Mobilisation unitaire
Dans un courrier adressé le 22 juin au ministère de la Culture et à celui des Affaires sociales, les organisations professionnelles, dont les syndicats CGT, disent attendre « une intervention, pour éviter une catastrophe annoncée au 1er janvier 2019 ». « Techniquement, expliquent-elles, aucune solution n'étant prête, aucune information claire n'étant donnée aux artistes-auteurs sur les modalités de mise en œuvre, nous demandons un calendrier prévisionnel et le début de travaux communs, effectués dans une concertation réelle. » Dans son appel à la mobilisation, la CGT demandait par ailleurs le « maintien pérenne sur le site d'agents des organismes, reclassés Urssaf, dispensant un « service attentionné » pour les artistes-auteurs ; la création d'un « pôle ressources » spécialisé pour expertiser les demandes d'ouverture de droits […] des artistes-auteurs ; des élections professionnelles pour administrer le régime […] ; à conserver l'Afdas comme interlocuteur unique en matière de formation professionnelle […] ».

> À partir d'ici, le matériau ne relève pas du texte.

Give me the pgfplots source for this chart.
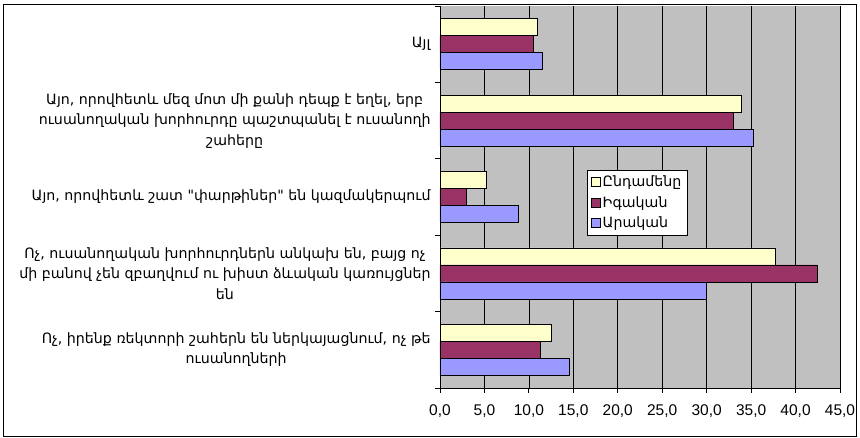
\documentclass[border=0pt]{standalone}
\usepackage{fontspec}
\setmainfont{DejaVu Sans}[Ligatures=TeXOff]
\newfontfamily\numfont{Liberation Sans}
\usepackage{pgfplots}
\pgfplotsset{compat=1.18}
\usepackage{pgfplotstable}

\definecolor{cTot}{HTML}{FFFFCC}
\definecolor{cFem}{HTML}{993366}
\definecolor{cMale}{HTML}{9999FF}
\definecolor{plotbg}{HTML}{C0C0C0}

% y: category position (4 = top)
\pgfplotstableread{
y tot fem male
4 10.9 10.5 11.5
3 33.9 33.0 35.2
2 5.2 3.0 8.8
1 37.7 42.4 29.9
0 12.5 11.3 14.5
}\answers

\pgfplotsset{sq/.style={legend image code/.code={\draw[##1, draw=black, line width=0.5pt] (0pt,-4.5pt) rectangle (9pt,4.5pt);}}}

\begin{document}
\begin{tikzpicture}
\useasboundingbox (-440pt,-50pt) rectangle (420pt,388pt);
\draw[black, line width=0.9pt] (-437pt,-48pt) rectangle (416.5pt,383.5pt);
\begin{axis}[
  at={(0pt,0pt)}, anchor=south west,
  scale only axis, width=400pt, height=382pt,
  xbar, bar width=17pt,
  xmin=0, xmax=45, ymin=-0.5, ymax=4.5,
  axis background/.style={fill=plotbg},
  axis x line*=bottom, axis y line*=left,
  axis line style={black, line width=0.8pt},
  tick align=outside, major tick length=5pt,
  tick style={black, line width=0.8pt},
  xtick={0,5,...,45}, xmajorgrids,
  grid style={black, line width=0.7pt},
  ytick={-0.5,0.5,1.5,2.5,3.5,4.5}, yticklabels={},
  extra y ticks={0,1,2,3,4},
  extra y tick style={major tick length=0pt, grid=none},
  extra y tick labels={
    {Ոչ, իրենք ռեկտորի շահերն են ներկայացնում, ոչ թե\\ուսանողների},
    {Ոչ, ուսանողական խորհուրդներն անկախ են, բայց ոչ\\մի բանով չեն զբաղվում ու խիստ ձևական կառույցներ\\են},
    {Այո, որովհետև շատ "փարթիներ" են կազմակերպում},
    {Այո, որովհետև մեզ մոտ մի քանի դեպք է եղել, երբ\\ուսանողական խորհուրդը պաշտպանել է ուսանողի\\շահերը},
    {Այլ}},
  yticklabel style={align=center, font=\fontsize{14.2}{20.5}\selectfont, xshift=-6pt},
  xticklabel style={font=\numfont\fontsize{15.5}{18}\selectfont, yshift=-8pt},
  /pgf/number format/assume math mode=true,
  /pgf/number format/.cd, use comma, fixed, fixed zerofill, precision=1, /pgfplots/.cd,
  legend style={at={(axis description cs:0.3675,0.571)}, anchor=north west,
    draw=black, fill=white, font=\fontsize{14.2}{17}\selectfont,
    row sep=4pt, inner sep=4pt, cells={anchor=west}},
]
\addplot[sq, fill=cTot, draw=black, line width=0.5pt, bar shift=17pt] table[x=tot, y=y] {\answers};
\addlegendentry{Ընդամենը}
\addplot[sq, fill=cFem, draw=black, line width=0.5pt, bar shift=0pt] table[x=fem, y=y] {\answers};
\addlegendentry{Իգական}
\addplot[sq, fill=cMale, draw=black, line width=0.5pt, bar shift=-17pt] table[x=male, y=y] {\answers};
\addlegendentry{Արական}
\end{axis}
\end{tikzpicture}
\end{document}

Et de conclure avec l'ensemble des organisations professionnelles : « La rénovation du régime des artistes-auteurs est un enjeu de la plus haute importance pour la vitalité créative et le rayonnement culturel de la France. Si la culture est véritablement un enjeu de civilisation pour notre gouvernement et notre pays, il est temps de le prouver ! » Car nul ne voudrait que l'histoire retienne que la lente disparition des artistes-auteurs français aura commencé alors que leur ministre de tutelle n'était autre qu'une éditrice en vue, Mme Nyssen.